Exercise requirements:
The line containing "import numpy as np" marks the end: extract everything from the first line of the data through that line, exactly, with no pictures.

Data provided:
────────────────

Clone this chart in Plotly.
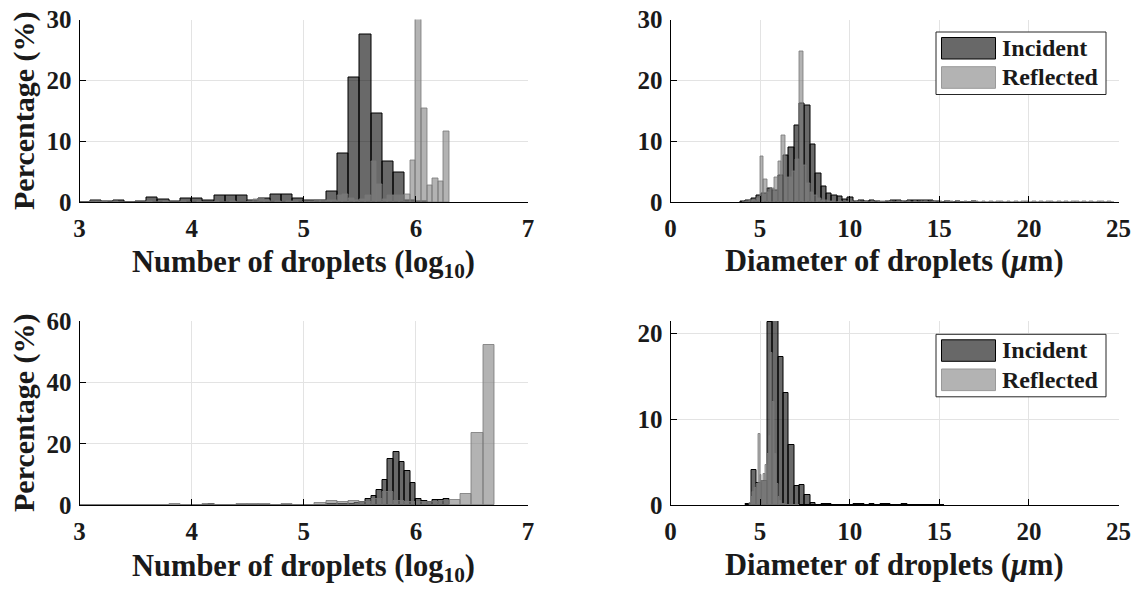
import plotly.graph_objects as go
import numpy as np

# ---------------- data ----------------
# Panel (a): number of droplets (log10), case 1
inc1_start, inc1_bin = 3.0, 0.1
inc1_vals = [0.0, 0.2, 0.05, 0.2, 0.0, 0.1, 0.8, 0.35, 0.15, 0.6, 0.5, 0.3, 1.15, 1.0, 1.0,
             0.3, 0.5, 1.3, 1.25, 0.5, 0.2, 0.3, 1.8, 8.0, 20.5, 27.5, 14.5, 6.6, 4.9, 0.3, 0.1]
ref1_start, ref1_bin = 3.0, 0.05
ref1_vals = [0, 0, 0.1, 0.1, 0.1, 0, 0.1, 0, 0, 0, 0, 0, 0.1, 0, 0, 0.1, 0, 0, 0.1, 0,
             0, 0.1, 0, 0, 0.1, 0, 0, 0.1, 0, 0, 0.1, 0.4, 0.5, 0.2, 0, 0.1, 0, 0.1, 0.1, 0,
             0.1, 0.1, 0.2, 0.3, 0.3, 0.2, 1.0, 1.3, 0.5, 0.3, 0.4, 1.15, 6.6, 2.9, 0.4, 1.0,
             1.0, 1.0, 1.3, 6.8, 30.2, 15.4, 2.7, 3.9, 3.4, 11.6]

# Panel (b): diameter of droplets (um), case 1
inc2_start, inc2_bin = 3.9, 0.3
inc2_vals = [0.1, 0.2, 0.6, 1.0, 1.4, 2.2, 1.9, 4.3, 7.7, 8.9, 12.6, 16.2, 15.8, 9.5, 4.7, 2.5,
             1.4, 1.1, 0.9, 0.35, 0.8, 0.1, 0.2, 0.1, 0.2, 0.1, 0.0, 0.15, 0.2, 0.2, 0.1, 0.2,
             0.2, 0.25, 0.3, 0.2, 0.1, 0.0, 0.05, 0.0, 0.05, 0.0, 0.0, 0.05]
ref2_start, ref2_bin = 4.0, 0.2
ref2_vals = [0.0, 0.1, 0.2, 0.3, 0.6, 7.4, 3.7, 1.5, 2.2, 4.0, 6.7, 10.9, 4.0, 4.0, 5.0, 7.0,
             24.8, 6.0, 3.0, 1.5, 1.0, 0.5, 0.3, 0.2, 0.1, 0.1, 0.0, 0.1, 0.0, 0.05, 0.1, 0.0,
             0.05, 0.0, 0.1, 0.0, 0.05, 0.0, 0.1, 0.05, 0.0, 0.1, 0.0, 0.05, 0.1, 0.0, 0.05,
             0.0, 0.1, 0.0, 0.05, 0.1, 0.0, 0.05, 0.0, 0.1, 0.0, 0.05, 0.1, 0.0, 0.05, 0.0,
             0.1, 0.0, 0.05, 0.1, 0.0, 0.05, 0.0, 0.1, 0.0, 0.05, 0.1, 0.0, 0.05, 0.0, 0.1,
             0.0, 0.05, 0.1, 0.0, 0.05, 0.0, 0.1, 0.0, 0.05, 0.1, 0.0, 0.05, 0.0, 0.1, 0.0,
             0.05, 0.1, 0.0, 0.05, 0.0, 0.1, 0.0, 0.05, 0.1, 0.0, 0.05, 0.0]

# Panel (c): number of droplets (log10), case 2
inc3_start, inc3_bin = 4.0, 0.05
inc3_vals = [0, 0, 0.1, 0.3, 0.1, 0, 0, 0, 0.1, 0, 0, 0, 0, 0.1, 0, 0, 0.1, 0, 0, 0.1,
             0.1, 0, 0.1, 0.2, 0.3, 0.4, 0.3, 0.4, 0.5, 0.7, 1.2, 2.0, 2.9, 5.0, 8.2, 15.1,
             17.3, 14.1, 11.2, 7.4, 1.9, 1.4, 1.2, 1.6, 1.7, 1.9]
ref3_start, ref3_bin = 3.0, 0.1
ref3_vals = [0.2, 0, 0.1, 0.2, 0, 0.1, 0.2, 0, 0.3, 0.2, 0.2, 0.3, 0.2, 0.2, 0.3, 0.3, 0.3,
             0.2, 0.3, 0.2, 0.2, 0.8, 1.3, 1.1, 1.4, 1.0, 2.0, 4.4, 1.5, 1.2, 1.0, 1.2, 1.5,
             1.7, 3.6, 23.6, 52.1]

# Panel (d): diameter of droplets (um), case 2
inc4_start, inc4_bin = 4.2, 0.3
inc4_vals = [0.2, 4.1, 2.6, 2.8, 21.3, 21.4, 17.2, 13.0, 7.0, 2.2, 2.3, 1.2, 0.3, 0.0, 0.1,
             0.1, 0.0, 0.0, 0.0, 0.0, 0.1, 0.1, 0.0, 0.1, 0.0, 0.15, 0.1, 0.0, 0.05, 0.1, 0.0,
             0.05, 0.0, 0.05, 0.0, 0.0, 0.05]
ref4_start, ref4_bin = 4.4, 0.1
ref4_vals = [0.3, 1.0, 1.5, 2.0, 2.5, 8.3, 3.5, 2.8, 3.6, 4.7, 6.0, 8.0, 17.7, 12.0, 6.0, 2.5,
             1.0, 0.5, 0.2, 0.1, 0.05, 0.0, 0.05, 0.0, 0.0, 0.05, 0.0, 0.05]

x_ticks_log = [3, 4, 5, 6, 7]
x_ticks_dia = [0, 5, 10, 15, 20, 25]
legend_labels = ["Incident", "Reflected"]

# ---------------- styling ----------------
W, H = 1137, 590
FONT = "Liberation Serif"
TXT = "#1a1a1a"
INC_FILL = "rgba(0,0,0,0.59)"
INC_LINE = "#000000"
REF_FILL = "rgba(128,128,128,0.6)"
REF_LINE = "rgba(120,120,120,0.8)"


def centers(start, width, n):
    return start + width * (np.arange(n) + 0.5)


fig = go.Figure()

panels = [
    ("x", "y", inc1_start, inc1_bin, inc1_vals, ref1_start, ref1_bin, ref1_vals),
    ("x2", "y2", inc2_start, inc2_bin, inc2_vals, ref2_start, ref2_bin, ref2_vals),
    ("x3", "y3", inc3_start, inc3_bin, inc3_vals, ref3_start, ref3_bin, ref3_vals),
    ("x4", "y4", inc4_start, inc4_bin, inc4_vals, ref4_start, ref4_bin, ref4_vals),
]
for xa, ya, i0, iw, iv, r0, rw, rv in panels:
    fig.add_trace(go.Bar(x=centers(i0, iw, len(iv)), y=iv, width=iw, xaxis=xa, yaxis=ya,
                         marker=dict(color=INC_FILL, line=dict(color=INC_LINE, width=1)),
                         showlegend=False, name=legend_labels[0]))
    fig.add_trace(go.Bar(x=centers(r0, rw, len(rv)), y=rv, width=rw, xaxis=xa, yaxis=ya,
                         marker=dict(color=REF_FILL, line=dict(color=REF_LINE, width=1)),
                         showlegend=False, name=legend_labels[1]))

L_dom = [79.5 / W, 528 / W]
R_dom = [670.5 / W, 1118.5 / W]
T_dom = [1 - 202 / H, 1 - 19.5 / H]
B_dom = [1 - 505.3 / H, 1 - 321 / H]

axis_common = dict(showline=True, linecolor="black", linewidth=1, ticks="inside", ticklen=6,
                   tickcolor="black", tickwidth=1, showgrid=True, gridcolor="#e3e3e3",
                   gridwidth=1, zeroline=False, mirror=False, automargin=False,
                   tickfont=dict(family=FONT, size=25, color=TXT, weight="bold"))
xax = dict(ticklabelstandoff=4, **axis_common)
yax = dict(ticklabelstandoff=2, **axis_common)

fig.update_layout(
    width=W, height=H, margin=dict(l=0, r=0, t=0, b=0),
    paper_bgcolor="white", plot_bgcolor="white", barmode="overlay", bargap=0,
    xaxis=dict(domain=L_dom, anchor="y", range=[3, 7], tickvals=x_ticks_log, **xax),
    yaxis=dict(domain=T_dom, anchor="x", range=[0, 30], tickvals=[0, 10, 20, 30], **yax),
    xaxis2=dict(domain=R_dom, anchor="y2", range=[0, 25], tickvals=x_ticks_dia, **xax),
    yaxis2=dict(domain=T_dom, anchor="x2", range=[0, 30], tickvals=[0, 10, 20, 30], **yax),
    xaxis3=dict(domain=L_dom, anchor="y3", range=[3, 7], tickvals=x_ticks_log, **xax),
    yaxis3=dict(domain=B_dom, anchor="x3", range=[0, 60], tickvals=[0, 20, 40, 60], **yax),
    xaxis4=dict(domain=R_dom, anchor="y4", range=[0, 25], tickvals=x_ticks_dia, **xax),
    yaxis4=dict(domain=B_dom, anchor="x4", range=[0, 21.4], tickvals=[0, 10, 20], **yax),
)

annos = []
shapes = []


def add_text(text, xpx, ypx, size, xanchor="center", yanchor="middle", angle=0):
    annos.append(dict(text=text, x=xpx / W, y=1 - ypx / H, xref="paper", yref="paper",
                      xanchor=xanchor, yanchor=yanchor, textangle=angle, showarrow=False,
                      font=dict(family=FONT, size=size, color=TXT, weight="bold")))


# axis titles
for yc in (111, 413):
    add_text("Percentage (%)", 24, yc, 30, angle=-90)
add_text("Number of droplets (log<sub>10</sub>)", 303.75, 264, 30.5)
add_text("Number of droplets (log<sub>10</sub>)", 303.75, 568, 30.5)
add_text("Diameter of droplets (<i>μ</i>m)", 894.5, 260.5, 30.5)
add_text("Diameter of droplets (<i>μ</i>m)", 894.5, 564.5, 30.5)


def rect(x0, y0, x1, y1, fill, line):
    shapes.append(dict(type="rect", xref="paper", yref="paper", x0=x0 / W, x1=x1 / W,
                       y0=1 - y1 / H, y1=1 - y0 / H, fillcolor=fill,
                       line=dict(color=line, width=1), layer="above"))


# legends (top-right and bottom-right panels)
for by in (32, 334.3):
    rect(936, by, 1106, by + 62.5, "white", "#262626")
    rect(941.5, by + 5.5, 995.5, by + 27, "#686868", "#000000")
    rect(941.5, by + 34.7, 995.5, by + 56.3, "#b3b3b3", "#999999")
    add_text(legend_labels[0], 1000, by + 16, 24, xanchor="left")
    add_text(legend_labels[1], 1000, by + 45.5, 24, xanchor="left")

fig.update_layout(annotations=annos, shapes=shapes)
fig.write_html("out.html")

────────────────

Task answer:
Clone this chart in Plotly.
import plotly.graph_objects as go
import numpy as np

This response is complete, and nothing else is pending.